LEARNING TO LEARN?

LEARNING TO LEARN?

Back in 1992 I wrote "Learning To Learn" an article that was published in "New Horizons for Learning" (https://implicity.org/learning.htm).

In the many years since I have come to realize we must qualify what we mean by 'learning to learn' because we don't have to teach children to learn.

As Jack Shonkoff (Neurons to Neighborhoods @ Harvard) says: "Children are born ready to learn. We don't have to make them ready to learn. We don't have to teach them how to learn. They are wired from the beginning to learn, and they're wired to experience and to master the world around them."

However, Dr. Shonkoff is referring to the natural modes of learning, not the artificial modes of learning that success in school and later life depends on. We do have to teach children how to learn ARTIFICIALLY and their lives depend on how well we do it.

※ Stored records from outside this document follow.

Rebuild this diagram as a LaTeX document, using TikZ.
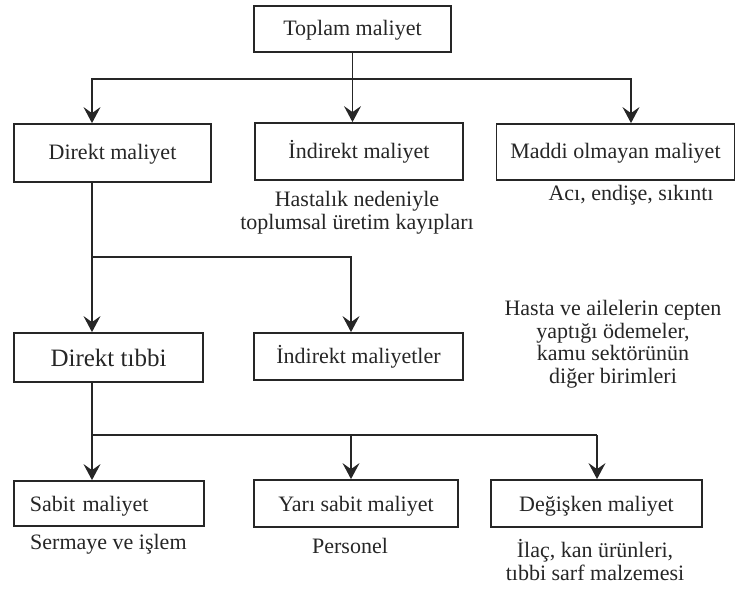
\documentclass[tikz,border=0pt]{standalone}
\usepackage{fontspec}
\setmainfont{Liberation Serif}
\usetikzlibrary{arrows.meta}
\newcommand\dgfont{\fontsize{22}{22.5}\selectfont}
\newcommand\dgbig{\fontsize{25}{26}\selectfont}
\begin{document}
\begin{tikzpicture}[x=1pt,y=-1pt,
  box/.style={draw=black!85, line width=1.8pt, inner sep=0pt, text height=16pt, text depth=3pt, font=\dgfont, text=black!85},
  lbl/.style={align=center, font=\dgfont, inner sep=0pt, text=black!85},
  conn/.style={draw=black!85, line width=1.3pt},
  arr/.style={conn, -{Stealth[length=16pt, width=17pt, inset=6pt]}},
  darr/.style={conn, {Stealth[length=16pt, width=17pt, inset=6pt]}-{Stealth[length=16pt, width=17pt, inset=6pt]}}]
\useasboundingbox (0,0) rectangle (737,590);
% boxes
\node[box, minimum width=197pt, minimum height=46pt] (top) at (352.5,29) {Toplam maliyet};
\node[box, minimum width=197pt, minimum height=58pt] (dm) at (112.5,153) {Direkt maliyet};
\node[box, minimum width=208pt, minimum height=57pt] (im) at (359,151.5) {İndirekt maliyet};
\node[box, minimum width=238pt, minimum height=56pt] (mo) at (615.5,152) {Maddi olmayan maliyet};
\node[box, minimum width=189pt, minimum height=49pt, font=\dgbig, text height=18pt, text depth=0pt] (dt) at (108.5,357.5) {Direkt tıbbi};
\node[box, minimum width=209pt, minimum height=47pt] (ims) at (358.5,356.5) {İndirekt maliyetler};
\node[box, minimum height=45pt, text width=158pt, inner xsep=16pt, align=left, text depth=0pt] (sm) at (109,503.5) {Sabit maliyet};
\node[box, minimum width=204pt, minimum height=47pt, text depth=0pt] (ys) at (356,503.5) {Yarı sabit maliyet};
\node[box, minimum width=211pt, minimum height=47pt, text depth=0pt] (dg) at (596.5,503.5) {Değişken maliyet};
% labels (anchor base = baseline of last line)
\node[lbl, anchor=base] (l1) at (357,229) {Hastalık nedeniyle\\toplumsal üretim kayıpları};
\node[lbl, anchor=base] (l2) at (631,200) {Acı, endişe, sıkıntı};
\node[lbl, anchor=base] (l3) at (613,383) {Hasta ve ailelerin cepten\\yaptığı ödemeler,\\kamu sektörünün\\diğer birimleri};
\node[lbl, anchor=base west] (l4) at (30,549) {Sermaye ve işlem};
\node[lbl, anchor=base] (l5) at (350,553) {Personel};
\node[lbl, anchor=base] (l6) at (595,580) {İlaç, kan ürünleri,\\tıbbi sarf malzemesi};
% connector coordinates
\coordinate (h1L) at (92,79);
\coordinate (h1R) at (631,79);
\coordinate (h2L) at (92,257);
\coordinate (h2R) at (351,257);
\coordinate (h3L) at (92,435);
\coordinate (h3M) at (351,435);
\coordinate (h3R) at (597,435);
% connectors
\draw[conn] (top.south) -- (top.south |- h1L);
\draw[darr] (h1L |- dm.north) -- (h1L) -- (h1R) -- (h1R |- mo.north);
\draw[arr] (top.south |- h1L) -- (top.south |- im.north);
\draw[arr] (h1L |- dm.south) -- (h1L |- dt.north);
\draw[arr] (h2L) -- (h2R) -- (h2R |- ims.north);
\draw[arr] (h1L |- dt.south) -- (h1L |- sm.north);
\draw[conn] (h3L) -- (h3R);
\draw[arr] (h3M) -- (h3M |- ys.north);
\draw[arr] (h3R) -- (h3R |- dg.north);
\end{tikzpicture}
\end{document}
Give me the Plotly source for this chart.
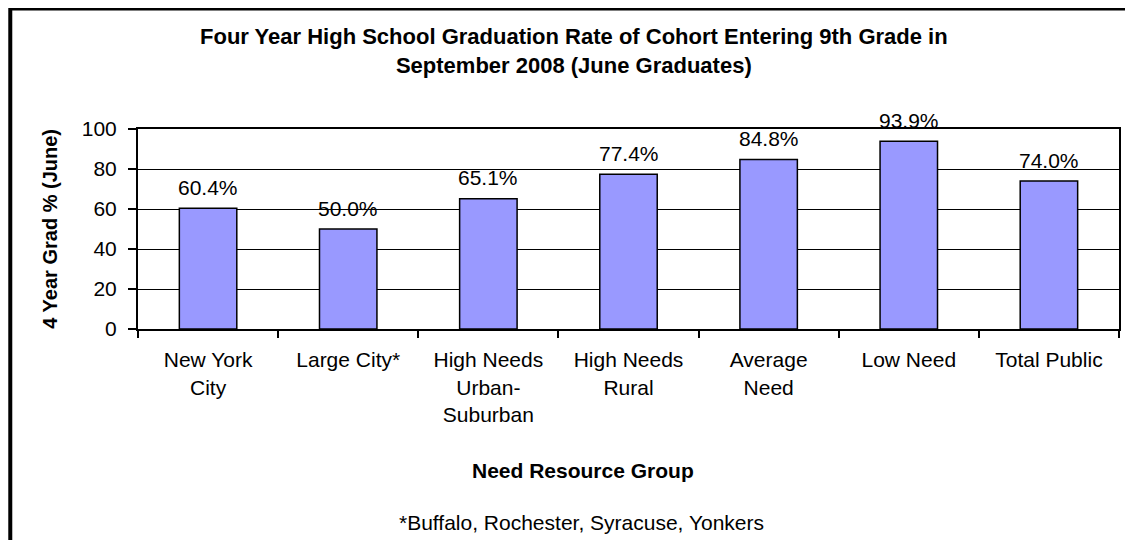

Reading, writing, math, and all their abstract, conventional, and technological outgrowths, require our brains to process information in complexly artificial ways. Whereas we learn to move, feel, touch, smell, taste, hear, emote, walk, and talk by reference to the immediate internal feel of learning them, in the artificial domains we learn from the external, abstract, authority of who or what we are learning from. In natural modes of learning we learn from immediately synchronous (self-generated) feedback on the edge of participating (falling while walking). In the artificial modes, (other-provided) feedback can be way out of ‘sync’ with the learning it relates to (test results in school provide feedback far downstream from the learning they measure). Most of the children who struggle in school are struggling with artificial learning challenges.

This is important. Without differentiating these radically different modes of learning we create the conditions in which children grow up feeling ashamed of their minds. How that happens, how most of our kids grow up to various degrees feeling ashamed of their learning (for not being good enough at learning like a machine) is the bigger issue.

The issue isn't learning to learn. It's learning not to become learning disabled while learning to become artificially learning enabled.